Certezas y dudas
Hay días en que uno se levanta con una certeza. Que el café va a estar amargo. Que el mundo sigue dando vueltas. Que la nostalgia vuelve, puntual como siempre. Pero también hay otros días —más de los que uno quisiera— en que uno se despierta lleno de dudas.
Y no hablo de dudas existenciales de esas que usan los filósofos como si fueran bufandas. Hablo de dudas comunes, de las que pican bajito. ¿Será que hice bien? ¿Será que dije lo que debía decir? ¿Será que la felicidad no era eso?
Las certezas, cuando son honestas, ayudan a construir
Son ladrillos. Pero cuidado: también hay certezas cómodas, esas que uno no revisa para no arruinar la costumbre. Y esas terminan siendo muros.
La duda, en cambio, parece frágil
Pero tiene una virtud que la certeza a veces olvida: se mueve. Es incómoda, sí. Pero es también una forma de esperanza: solo duda quien todavía quiere entender. El que se resignó ya no duda, apenas bosteza.
Yo creo —y esto no es una certeza, sino una sospecha con buenas intenciones— que entre la duda y la certeza debería haber diálogo. Un mate de por medio. Como dos viejos conocidos que se critican con cariño. Porque la duda sola se convierte en parálisis. Y la certeza sola, en dogma.
A veces, las certezas se nos cuelan en los lugares más insólitos
Como cuando uno dice “esto ya no tiene arreglo”, refiriéndose al país, al amor o al reloj de pulsera. Es una certeza triste, pero suena segura. Como si al rendirse también se abrazara una verdad.
Otras veces, la duda aparece justo cuando no la esperábamos
Por ejemplo, cuando alguien que queremos mucho nos dice algo cruel. Y dudamos: ¿lo dijo en serio? ¿fui yo? ¿nos conocemos tanto como pensábamos?
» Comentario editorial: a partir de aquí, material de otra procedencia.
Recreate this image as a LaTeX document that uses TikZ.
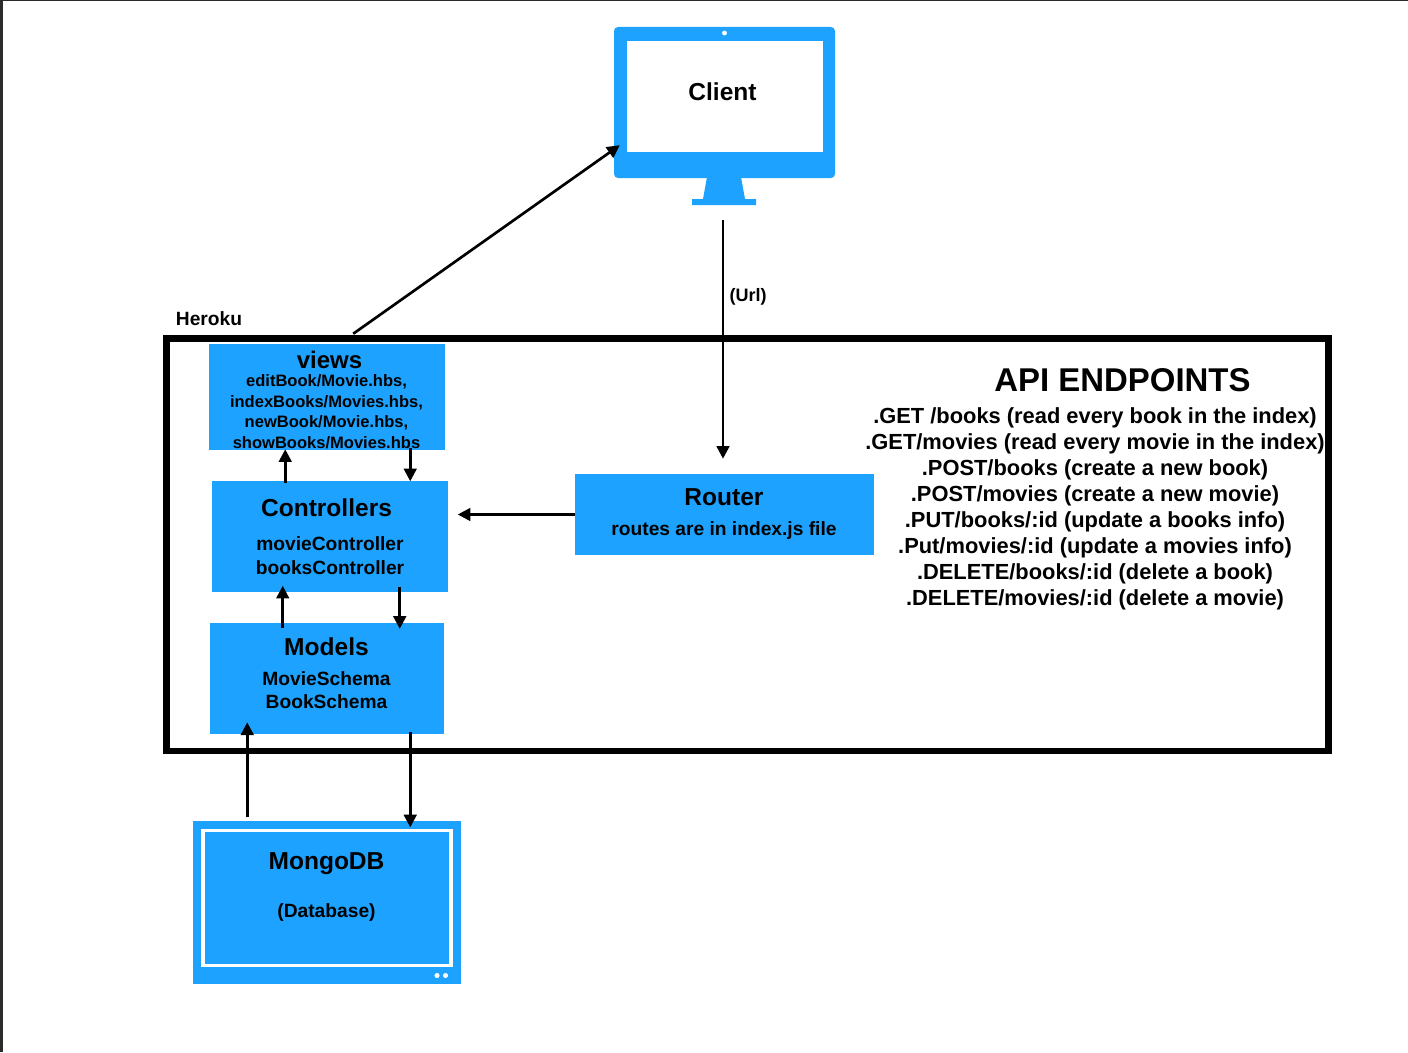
\documentclass[tikz,border=0pt]{standalone}
\usepackage{fontspec}
\setmainfont{Liberation Sans}
\usepackage{xcolor}
\usetikzlibrary{positioning,arrows.meta,calc}
\definecolor{appblue}{HTML}{1DA3FF}
\definecolor{edgegray}{HTML}{2B2B2B}

\begin{document}
\begin{tikzpicture}[
   x=0.75pt, y=-0.75pt,
   box/.style 2 args = {fill=appblue, inner sep=0pt, minimum width=#1*0.75pt,
                 minimum height=#2*0.75pt},
   lbl/.style = {inner sep=0pt, align=center, font=\bfseries\fontsize{14.4}{18}\selectfont},
   title/.style = {inner sep=0pt, align=center, font=\bfseries\fontsize{18.4}{22}\selectfont},
   arr/.style = {-{Triangle[width=9.5pt,length=9.5pt]}, line width=2pt}
]
\useasboundingbox (0,0) rectangle (1408,1052);
\fill[edgegray] (0,0) rectangle (1408,1);
\fill[edgegray] (0,0) rectangle (2.5,1052);

% client monitor
\fill[appblue] (707,177) -- (741,177) -- (745,199) -- (756,199) -- (756,205)
   -- (692,205) -- (692,199) -- (703,199) -- cycle;
\node[box={221}{151}, rounded corners=3pt] (monitor) at (724.5,102.5) {};
\node[box={196}{111}, fill=white] (client) at (724.5,96.5) {};
\fill[white] (724.5,33) circle (1.8pt);
\node[title] (clientlbl) at (722.5,91.5) {Client};

% heroku frame
\node[draw, line width=4.9pt, inner sep=0pt, minimum width=1162*0.75pt,
      minimum height=412.5*0.75pt] (heroku) at (747.5,544.75) {};
\node[lbl] (herokulbl) at (209,318.5) {Heroku};

\node[box={236}{106}]                              (views)  at (327,397) {};
\node[box={236}{111}, below=30*0.75pt of views, xshift=2.25pt]  (ctrl)   {};
\node[box={234}{111}, below=31*0.75pt of ctrl, xshift=-2.25pt]  (models) {};
\node[box={299}{81}]                               (router) at (724.5,514.5) {};
\node[box={268}{163}, below=86*0.75pt of models]   (mongo)  {};
\node[draw=white, line width=2.3pt, inner sep=0pt, minimum width=248*0.75pt,
      minimum height=134.5*0.75pt] (mongoin) at (327,898) {};
\fill[white] (437,975.5) circle (1.9pt) (445.5,975.5) circle (1.9pt);

\node[title, font=\bfseries\fontsize{18}{22}\selectfont] (viewslbl) at (329.5,360) {views};
\node[lbl, font=\bfseries\fontsize{12.4}{15.4}\selectfont] (viewstxt) at (326.5,411.5)
   {editBook/Movie.hbs,\\indexBooks/Movies.hbs,\\newBook/Movie.hbs,\\showBooks/Movies.hbs};
\node[title] (ctrllbl) at (326.5,508) {Controllers};
\node[lbl] (ctrltxt) at (330,555.5) {movieController\\booksController};
\node[title] (modelslbl) at (326.5,647) {Models};
\node[lbl, font=\bfseries\fontsize{14.4}{17.3}\selectfont] (modelstxt) at (326.5,690)
   {MovieSchema\\BookSchema};
\node[title] (routerlbl) at (724,497) {Router};
\node[lbl] (routertxt) at (724,530.5) {routes are in index.js file};
\node[title] (mongolbl) at (326.5,863.5) {MongoDB};
\node[lbl] (mongotxt) at (326.5,912.5) {(Database)};

\node[title, font=\bfseries\fontsize{24.7}{30}\selectfont] (apilbl) at (1122.5,380) {API ENDPOINTS};
\node[lbl, font=\bfseries\fontsize{16.4}{19.5}\selectfont] (apitxt) at (1095,509)
   {.GET /books (read every book in the index)\\
    .GET/movies (read every movie in the index)\\
    .POST/books (create a new book)\\
    .POST/movies (create a new movie)\\
    .PUT/books/:id (update a books info)\\
    .Put/movies/:id (update a movies info)\\
    .DELETE/books/:id (delete a book)\\
    .DELETE/movies/:id (delete a movie)};

\draw[arr] ($(heroku.north west)+(190,-1.5)$) -- ($(monitor.south west)+(6,-33)$);
\draw[arr] ($(client.south)+(-1.5,68)$) -- node[lbl, right=4pt, pos=0.32, font=\bfseries\fontsize{13.5}{16}\selectfont] (urllbl) {(Url)} ($(router.north)+(-1.5,-15)$);
\draw[arr] (router.west) -- ++(-117,0) coordinate (ctrlin);
\draw[arr] ($(ctrl.north west)+(73.5,3)$) -- ($(views.south west)+(76.5,-1)$);
\draw[arr] ($(views.south west)+(201.5,-2)$) -- ($(ctrl.north west)+(198.5,1)$);
\draw[arr] ($(models.north west)+(73,5)$) -- ($(ctrl.south west)+(71,-6)$);
\draw[arr] ($(ctrl.south west)+(188,-5)$) -- ($(models.north west)+(190,6)$);
\draw[arr] ($(mongo.north west)+(54.5,-3)$) -- ($(models.south west)+(37.5,-12)$);
\draw[arr] ($(models.south west)+(200.5,-2)$) -- ($(mongo.north west)+(217.5,7)$);
\end{tikzpicture}
\end{document}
También hay certezas heredadas
Como esos refranes que repetimos sin pensar. “Más vale malo conocido que bueno por conocer.” Qué frase injusta. Si uno se la toma al pie de la letra, nunca se enamoraría, nunca cambiaría de trabajo, nunca confiaría en nadie nuevo. Es decir, nunca viviría de verdad.
Y hay dudas saludables
Como la de los docentes que se preguntan si están enseñando bien. O la del periodista que duda de su fuente antes de publicar. O la de uno mismo frente al espejo, cuando se pregunta si aún está a tiempo de cambiar algo.
Tal vez, la sabiduría no esté en elegir entre dudar o afirmar
Sino en saber cuándo es tiempo de una y cuándo de la otra. Después de todo, como decía mi abuela, no hay que fiarse ni del clima ni de las verdades absolutas. Por las dudas.
Epílogo
Tal vez la certeza y la duda no deban pelear. Tal vez se puedan tomar del brazo, como quien camina sin apuro por una vereda rota pero soleada.
La certeza marca el paso, firme. La duda lo retrasa, por si acaso. Pero juntas avanzan. Se cuidan. Se corrigen. Se empujan cuando alguna se queda atrás.
A veces, la certeza le presta abrigo a la duda cuando hace frío. A veces, la duda le quita las telarañas a la certeza cuando se queda dormida.
Una le da peso a la palabra. La otra, le da aire. Porque qué aburrido sería todo si solo creyéramos. Y qué angustiante si solo dudáramos.
Por eso, si alguna vez las ves pasar, caminando juntas por la calle de tus pensamientos, no las interrumpas. No las apures. Apenas salúdalas con un gesto. Y seguí tu camino.
Con suerte, te invitan a caminar con ellas.